The school day begins when gates open at 8.40am, lessons start at 8.50am, and the school day finishes at 3.30pm. Wraparound care is established: before-school club runs 7.30am to 8.45am, and after-school club runs 3.30pm to 6pm.
Drop-off and pick-up logistics are addressed directly, with families encouraged to use the free car park on Fairfield Road rather than relying on Springfield Road, except for mid-day movements. This matters in a residential area where small traffic differences can change the feel of the start and end of day for families.
This is a state school with no tuition fees. Families should still plan for the usual associated costs, including uniform, trips, and optional enrichment such as clubs or specialist activities; these vary year to year and are best confirmed via the school’s published information.
Catholic admissions priorities. The school’s published admission arrangements prioritise Catholic children when oversubscribed and require a Supplementary Information Form to be returned by the same deadline as the local authority application. Families who are not practising Catholics can still apply, but should read the criteria carefully and be realistic about likely priority.
High demand for places. With 46 applications for 18 offers in the most recent admissions cycle recorded here, competition is material. Even strong applicants can miss out if they fall outside priority criteria.
Transition planning in a three-tier area. Uttoxeter operates a three-tier system locally, and this school is the town’s Catholic primary. Families should plan early for the move beyond Year 6 and understand how middle school preferences and logistics work locally.
High expectations are the norm. The culture described in official reporting is one of consistently high standards for behaviour, learning routines, and effort. This suits many children very well, but families should consider whether their child responds best to structured expectations or needs a looser approach.
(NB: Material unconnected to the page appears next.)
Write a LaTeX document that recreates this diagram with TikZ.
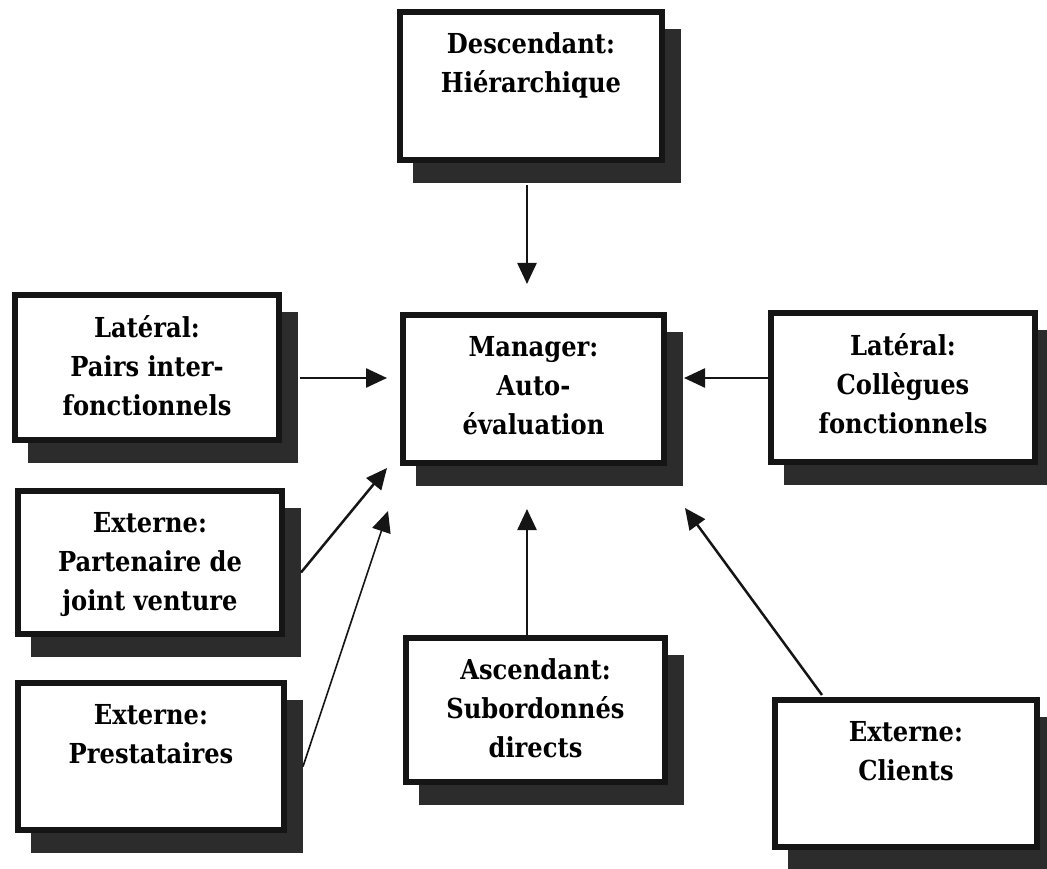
\documentclass[tikz,border=0pt]{standalone}
\usepackage{fontspec}
\setmainfont{DejaVu Serif}[FakeStretch=0.88]
\usetikzlibrary{arrows.meta,shadows,calc}
\definecolor{ink}{HTML}{151515}
\definecolor{shade}{HTML}{2C2C2C}
\tikzset{
  panel/.style={draw=ink, line width=6pt, fill=white, inner sep=0pt,
    general shadow={fill=shade, draw=shade, line width=6pt,
      shadow xshift=16pt, shadow yshift=-20pt}},
  feed/.style={draw=ink, line width=2.5pt, -{Triangle[length=21pt,width=19pt]}},
}
% \panelbox{name}{x1}{y1}{x2}{y2}{text}: outer edges in px, y growing downwards
\newcommand\panelbox[6]{%
  \node[panel] (#1) at ({(#2+#4)/2},{(#3+#5)/2})
   {\parbox[c][\dimexpr #5pt-#3pt-6pt\relax][t]{\dimexpr #4pt-#2pt-6pt\relax}%
     {\centering\bfseries\fontsize{27.5}{39}\selectfont\vspace*{21pt}#6\par}};}
\begin{document}
\begin{tikzpicture}[x=1pt,y=-1pt]
\useasboundingbox (0,0) rectangle (1047,869);

\panelbox{desc}{397}{9}{665}{163}{Descendant:\\Hiérarchique}
\panelbox{mgr}{400}{312}{667}{466}{Manager:\\Auto-\\évaluation}
\panelbox{pairs}{12}{292}{282}{443}{Latéral:\\Pairs inter-\\fonctionnels}
\panelbox{coll}{768}{310}{1038}{465}{Latéral:\\Collègues\\fonctionnels}
\panelbox{part}{15}{488}{285}{637}{Externe:\\Partenaire de\\joint venture}
\panelbox{prest}{15}{680}{287}{833}{Externe:\\Prestataires}
\panelbox{asc}{403}{635}{668}{785}{Ascendant:\\Subordonnés\\directs}
\panelbox{cli}{772}{697}{1040}{850}{Externe:\\Clients}

% arrow tips, short of the central box
\coordinate (tD) at (527,284);
\coordinate (tP) at (387,378);
\coordinate (tC) at (684,378);
\coordinate (tJ) at (387,468);
\coordinate (tS) at (388,511);
\coordinate (tA) at (527,509);
\coordinate (tK) at (685,508);

\draw[feed] ($(desc.south -| tD)+(0,22)$) -- (tD);
\draw[feed] ($(pairs.east |- tP)+(18,0)$) -- (tP);
\draw[feed] (coll.west |- tC) -- (tC);
\draw[feed] ($(part.east)+(16,10)$) -- (tJ);
\draw[feed, line width=1.6pt] ($(prest.east)+(16,10)$) -- (tS);
\draw[feed] (asc.north -| tA) -- (tA);
\draw[feed] ($(cli.north west)+(50,-2)$) -- (tK);
\end{tikzpicture}
\end{document}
St Joseph’s is a high-performing Catholic primary with an Outstanding inspection profile and an unusually strong Key Stage 2 attainment pattern for a small town setting. The combination of clear routines, faith-shaped pastoral language, and a curriculum approach that pushes depth as well as breadth creates a purposeful environment.
Best suited to families who want a Catholic education with strong academic outcomes and who are prepared to engage early with admissions requirements. The limiting factor is entry rather than quality; competition is real, and the local three-tier structure makes forward planning beyond Year 6 important.
The most recent Ofsted inspection (25 June 2024) judged the school Outstanding across all areas, including early years. Key Stage 2 outcomes in 2024 were also very strong, with 90.33% meeting the expected standard in reading, writing and mathematics combined, well above the England average of 62%.
It can be. The school was oversubscribed in the most recent admissions cycle recorded here, with 46 applications for 18 offers. Priority is shaped by the Catholic oversubscription criteria and supporting evidence, so families should read the published arrangements carefully.
Reception applications follow the Staffordshire process. The school publishes key dates for 2026 entry: applications open on 01 November 2025, the deadline is 15 January 2026, and offers are released on 16 April 2026.
Yes. The school has a pre-school nursery for ages 3 to 4, with session options aligned to 15 hours and 30 hours for eligible families. Nursery admissions are handled directly by the school, and nursery attendance does not automatically guarantee a Reception place.
Yes. The school states that before-school club runs from 7.30am to 8.45am and after-school club runs from 3.30pm to 6pm, which is helpful for working families needing consistent wraparound hours.